- Born: March 17, 1943 (age 83)
- Education: College of Wooster (B.A., 1965), Yale University (M.A.T., 1966), Princeton University (Ph.D., 1972)
- Awards: American Sociological Association's 2011 Pierre Bourdieu Award for No Longer Separate, Not Yet Equal: Race and Class in Elite College Admission and Campus Life (with Alexandria Walton Radford)
- Scientific career
- Fields: Sociology, demography
- Workplaces: Princeton University
- Thesis: The cost of children in urban United States (1972)

= Thomas Espenshade =

American economist (born 1943)

Thomas J. Espenshade (born March 17, 1943) is an American sociologist known for his work on social demography. He is an emeritus professor of sociology at Princeton University's Office of Population Research, as well as the director of the National Study of College Experience and the Campus Life in America Student Survey. He received his Ph.D. in economics from Princeton in 1972 and joined their faculty in 1988.

==Research==
Espenshade is known for his work in the field of social demography, and is especially known for his work on population economics, demography and racial diversity in higher education in the United States.
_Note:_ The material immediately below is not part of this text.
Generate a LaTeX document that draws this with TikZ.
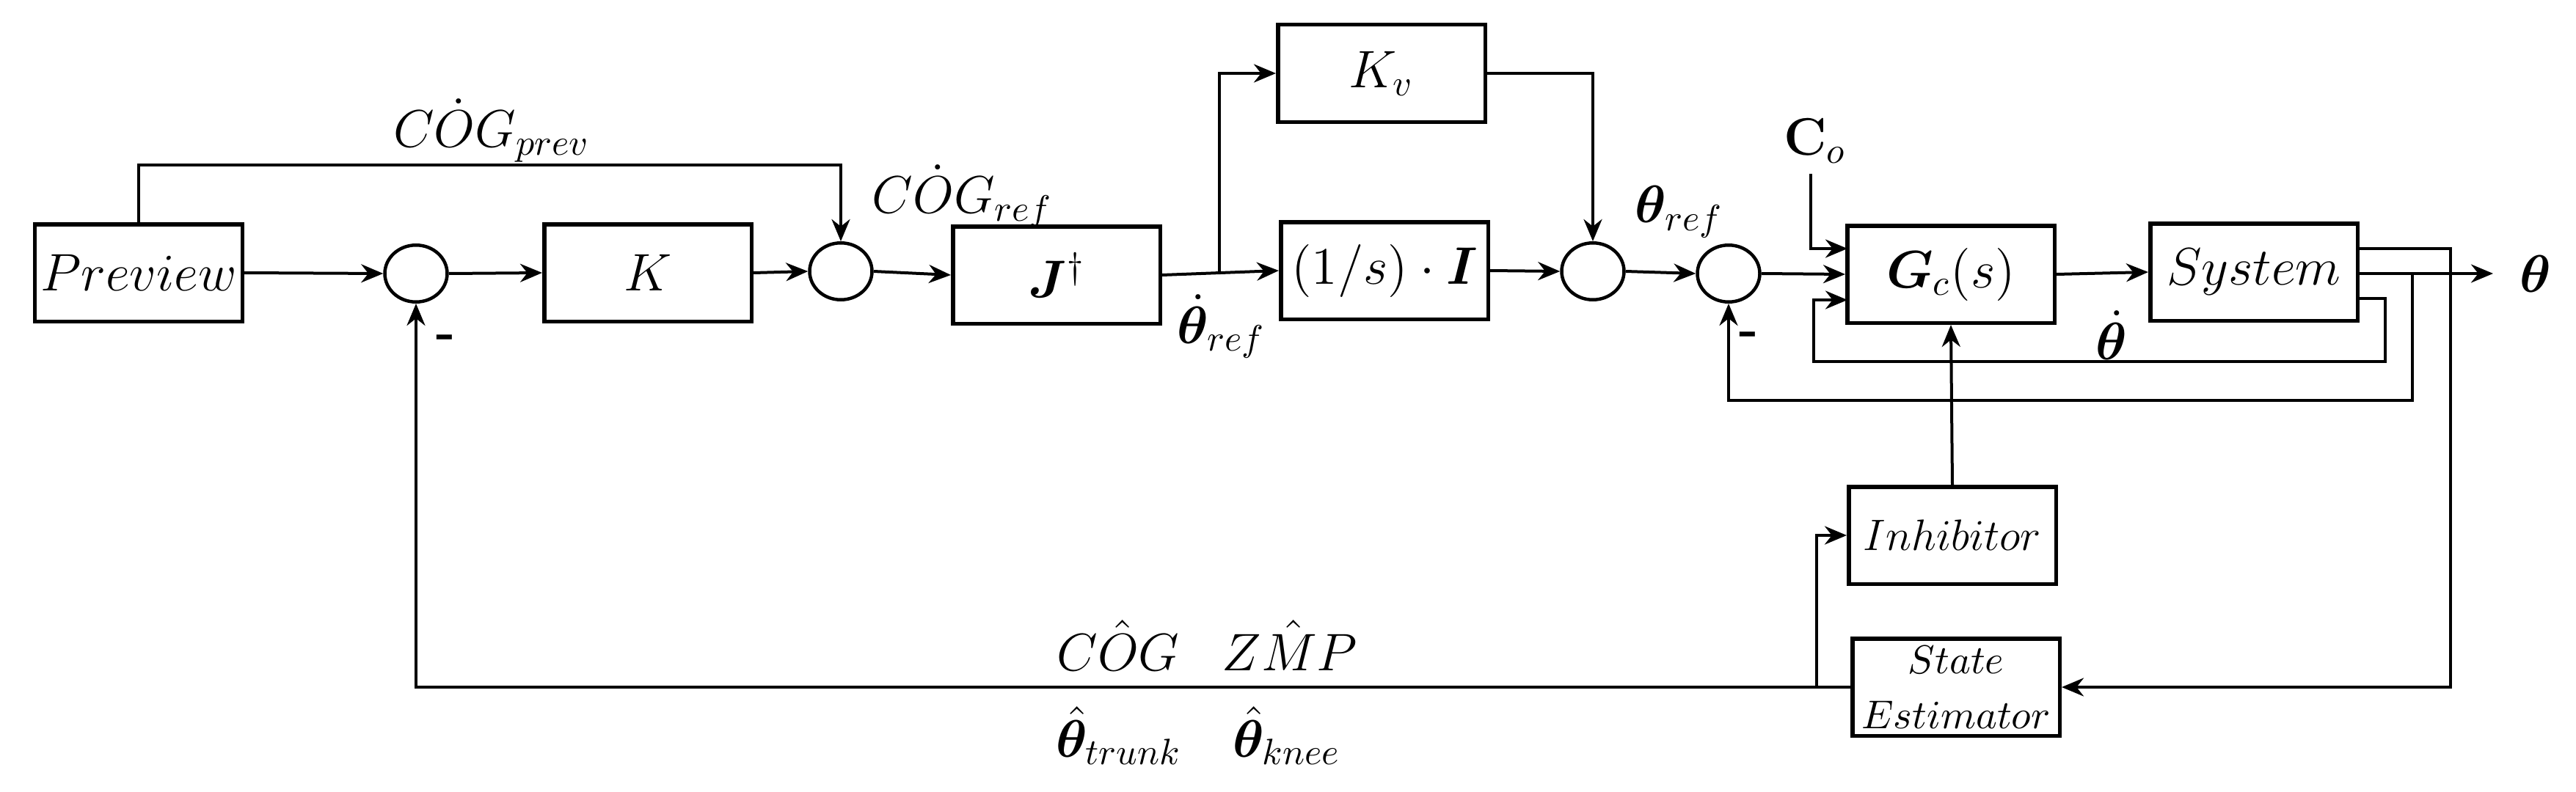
\documentclass[tikz,border=0pt]{standalone}
\usepackage{amsmath,bm}
\usetikzlibrary{arrows.meta}
\begin{document}
\begin{tikzpicture}[x=0.2pt,y=-0.2pt,
  every node/.style={font=\fontsize{14}{17}\selectfont},
  box/.style={draw,line width=1.1pt,minimum width=56.5pt,minimum height=26.5pt,inner sep=0pt},
  sum/.style={draw,line width=0.9pt,ellipse,minimum width=17pt,minimum height=15.5pt,inner sep=0pt},
  lab/.style={inner sep=0pt},
  ar/.style={line width=0.8pt,-{Stealth[length=6pt,width=5pt]}},
  ln/.style={line width=0.8pt}]
\usetikzlibrary{shapes.geometric}
\useasboundingbox (0,0) rectangle (3511,1080);
\node[box] (prev) at (189,372) {$Preview$};
\node[box] (K) at (883,372) {$K$};
\node[box] (J) at (1440,375) {$\bm{J}^{\dagger}$};
\node[box] (Kv) at (1883,100) {$K_v$};
\node[box] (I) at (1887,369) {$(1/s)\cdot\bm{I}$};
\node[box] (Gc) at (2659,374) {$\bm{G}_c(s)$};
\node[box] (sys) at (3072,371) {$System$};
\node[box] (inh) at (2661,730) {\fontsize{12}{14}\selectfont$Inhibitor$};
\node[box,align=center] (se) at (2666,937) {\fontsize{10.5}{12}\selectfont$State$\\[-2pt]\fontsize{10.5}{12}\selectfont$Estimator$};
\node[sum] (s1) at (567,373) {};
\node[sum] (s2) at (1146,370) {};
\node[sum] (s3) at (2171,370) {};
\node[sum] (s4) at (2356,373) {};
\coordinate (ptop) at (1146,225);
\coordinate (b1) at (1662,372);
\coordinate (co) at (2468,237);
\coordinate (gc1) at (2518,339);
\coordinate (gc3) at (2518,409);
\coordinate (out) at (3398,373);
\coordinate (o1) at (3213,339);
\coordinate (o3) at (3213,407);
\coordinate (bt) at (3288,373);
\coordinate (bi) at (2476,937);
% main path
\draw[ar] (prev.east) -- (s1.west);
\draw[ar] (s1.east) -- (K.west);
\draw[ar] (K.east) -- (s2.west);
\draw[ar] (s2.east) -- (J.west);
\draw[ar] (J.east) -- (I.west);
\draw[ar] (b1) |- (Kv.west);
\draw[ar] (Kv.east) -| (s3.north);
\draw[ar] (I.east) -- (s3.west);
\draw[ar] (s3.east) -- (s4.west);
\draw[ar] (s4.east) -- (Gc.west);
\draw[ar] (prev.north) |- (ptop) -- (s2.north);
\draw[ar] (co) |- (gc1);
\draw[ar] (Gc.east) -- (sys.west);
\draw[ar] (sys.east |- out) -- (out);
\draw[ar] (o1) -- (3340,339) -- (3340,937) -- (se.east);
\draw[ar] (o3) -- (3251,407) -- (3251,493) -- (2472,493) -- (2472,409) -- (gc3);
\draw[ar] (bt) -- (3288,546) -- (2356,546) -- (s4.south);
\draw[ar] (inh.north) -- (Gc.south);
\draw[ar] (se.west) -- (567,937) -- (s1.south);
\draw[ar] (bi) |- (inh.west);
% labels
\node[lab] at (670,178) {$C\dot{O}G_{prev}$};
\node[lab] at (1312,268) {$C\dot{O}G_{ref}$};
\node[lab] at (1665,445) {$\dot{\bm{\theta}}_{ref}$};
\node[lab] at (2289,289) {$\bm{\theta}_{ref}$};
\node[lab] at (2474,192) {$\mathbf{C}_o$};
\node[lab] at (3456,373) {$\bm{\theta}$};
\node[lab] at (2878,457) {$\dot{\bm{\theta}}$};
\node[lab] at (608,466) {\textbf{-}};
\node[lab] at (2384,462) {\textbf{-}};
\node[lab] at (1524,880) {$C\hat{O}G$};
\node[lab] at (1758,880) {$Z\hat{M}P$};
\node[lab] at (1525,1003) {$\hat{\bm{\theta}}_{trunk}$};
\node[lab] at (1754,1003) {$\hat{\bm{\theta}}_{knee}$};
\end{tikzpicture}
\end{document}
His 2009 book No Longer Separate, Not Yet Equal: Race and Class in Elite College Admission and Campus Life, co-authored with Alexandria Walton Radford, explores the issue of affirmative action in the United States from a quantitative perspective. The book concluded that Asian American applicants to United States colleges were much more likely to be rejected by seven elite colleges than were similar members of any other race. It received the American Sociological Association's Pierre Bourdieu Award, which is given to the year's best book on sociology of education, in 2011.